There are many paths to spiritual growth. Wicca is a participatory revelation, a celebratory action leading to greater understanding of oneself and the universe. Wiccans believe there is much to learn by studying our past, through myth, through ritual drama, through poetry and song, through love and through living in harmony with the Earth.
In common with other earth-centered religions, witches also do not believe in a "Hell" or an evil-incarnate being (i.e. "Satan"). However, many do recognize the Greek god Pluto, also known as Hades, and his realm of the Underworld which includes the fiery abyss of Tartarus. Wiccans strongly believe in tolerance of other faiths, and do not hold the belief that Wicca is the "one true way". They are non-evangelistic, and opposed to proselytizing, testifying, confessing and converting
The Solo Witch (Often called the Hedge Witch)
This is usually a very traditional path, going back in fact to the old village wise woman and has a lot in common with the Shaman and Druid. In fact these days it is common to be both Witch and Shaman, and to use the best of both!
What does the Solo or Hedge Witch do? Keeps the seasons, reveres the world of natures, communes with all animal life, trees, water, uses ritual to carry spells, divines the future, teaches people to love each other and respect the planet. And practices harmlessness
The mark of a good witch is that she only uses her power for good! And then sparingly! The results can sometimes be very far-reaching and alarming! The very best way to use magic is not to use it! The mark of a successful Witch or Shaman is to Lead by living the life that you believe in - YOU BECOME THAT LIFE! And others will come to you to learn.

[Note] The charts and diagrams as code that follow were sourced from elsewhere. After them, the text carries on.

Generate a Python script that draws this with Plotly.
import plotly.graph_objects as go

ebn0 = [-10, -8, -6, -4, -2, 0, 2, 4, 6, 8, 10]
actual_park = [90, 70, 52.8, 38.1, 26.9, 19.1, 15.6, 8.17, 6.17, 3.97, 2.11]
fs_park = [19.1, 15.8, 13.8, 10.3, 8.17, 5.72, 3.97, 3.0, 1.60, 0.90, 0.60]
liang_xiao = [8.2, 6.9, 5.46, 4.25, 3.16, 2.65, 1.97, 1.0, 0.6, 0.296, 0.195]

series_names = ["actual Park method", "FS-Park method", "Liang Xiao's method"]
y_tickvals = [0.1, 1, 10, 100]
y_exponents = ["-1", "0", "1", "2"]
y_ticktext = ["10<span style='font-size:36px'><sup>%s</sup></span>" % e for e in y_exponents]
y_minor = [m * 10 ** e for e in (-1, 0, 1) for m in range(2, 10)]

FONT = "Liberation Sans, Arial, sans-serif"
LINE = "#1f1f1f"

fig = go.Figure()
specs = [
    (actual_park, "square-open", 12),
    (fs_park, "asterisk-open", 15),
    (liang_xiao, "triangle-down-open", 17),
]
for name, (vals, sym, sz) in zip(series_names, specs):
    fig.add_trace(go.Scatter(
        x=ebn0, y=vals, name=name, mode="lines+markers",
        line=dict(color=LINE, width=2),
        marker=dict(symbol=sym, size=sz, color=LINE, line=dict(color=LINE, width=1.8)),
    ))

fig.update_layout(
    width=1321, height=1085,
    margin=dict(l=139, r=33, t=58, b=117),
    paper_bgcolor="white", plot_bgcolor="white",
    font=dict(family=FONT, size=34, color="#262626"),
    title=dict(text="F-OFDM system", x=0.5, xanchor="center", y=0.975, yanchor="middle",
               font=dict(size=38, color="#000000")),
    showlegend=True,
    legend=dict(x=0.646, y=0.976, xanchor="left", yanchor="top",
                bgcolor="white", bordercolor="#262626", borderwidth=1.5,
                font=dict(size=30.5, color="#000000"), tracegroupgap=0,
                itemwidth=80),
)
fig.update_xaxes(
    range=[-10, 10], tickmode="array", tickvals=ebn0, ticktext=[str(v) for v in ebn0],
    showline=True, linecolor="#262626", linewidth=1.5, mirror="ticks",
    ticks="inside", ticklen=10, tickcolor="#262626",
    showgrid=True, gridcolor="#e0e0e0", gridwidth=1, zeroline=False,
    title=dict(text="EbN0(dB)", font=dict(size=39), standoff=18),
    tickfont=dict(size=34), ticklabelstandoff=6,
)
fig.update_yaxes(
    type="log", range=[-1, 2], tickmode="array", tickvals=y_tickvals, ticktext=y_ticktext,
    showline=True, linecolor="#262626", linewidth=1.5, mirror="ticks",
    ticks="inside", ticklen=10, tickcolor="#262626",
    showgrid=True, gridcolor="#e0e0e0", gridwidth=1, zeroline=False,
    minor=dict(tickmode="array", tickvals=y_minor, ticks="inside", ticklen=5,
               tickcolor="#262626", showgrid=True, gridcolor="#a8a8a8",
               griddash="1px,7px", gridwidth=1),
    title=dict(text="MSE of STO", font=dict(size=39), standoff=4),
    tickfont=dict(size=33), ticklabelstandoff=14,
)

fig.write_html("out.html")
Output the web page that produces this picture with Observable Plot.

Most witches, especially hedge witches are animal lovers and can communicate on some level with animals. This is not always so for Coven witches, but then in the burning times it was the solo witches (old harmless women) who were persecuted, often simply because of the connection with their animals who were perceived as familiars.
The Coven Witch
Many witches prefer to belong to a coven, although this can present challenges such as: a YEAR AND A DAY APPRENTICESHIP (no serious coven will take you in on other terms than this!) Good covens usually have very strict traditions.
Wicca has only one creed, DO AS THOU WILT be the whole of the law AN IT HARM NONE which has been misinterpreted to mean "do as you like"! which it most certainly does not mean. "Do as you will" means in this context "do as your higher self leads you to do, for the good of all"
Responsibilities And The Law of Three
Witches of either sort are very moral people, and well know that what they put out will eventually return to them to the power of three.
Some people think that to be a witch gives you permission to do as you wish without consequence - but nothing could be further from the truth! What you put out, comes back to you - three times good, or three times bad - you decide. Be a good Witch!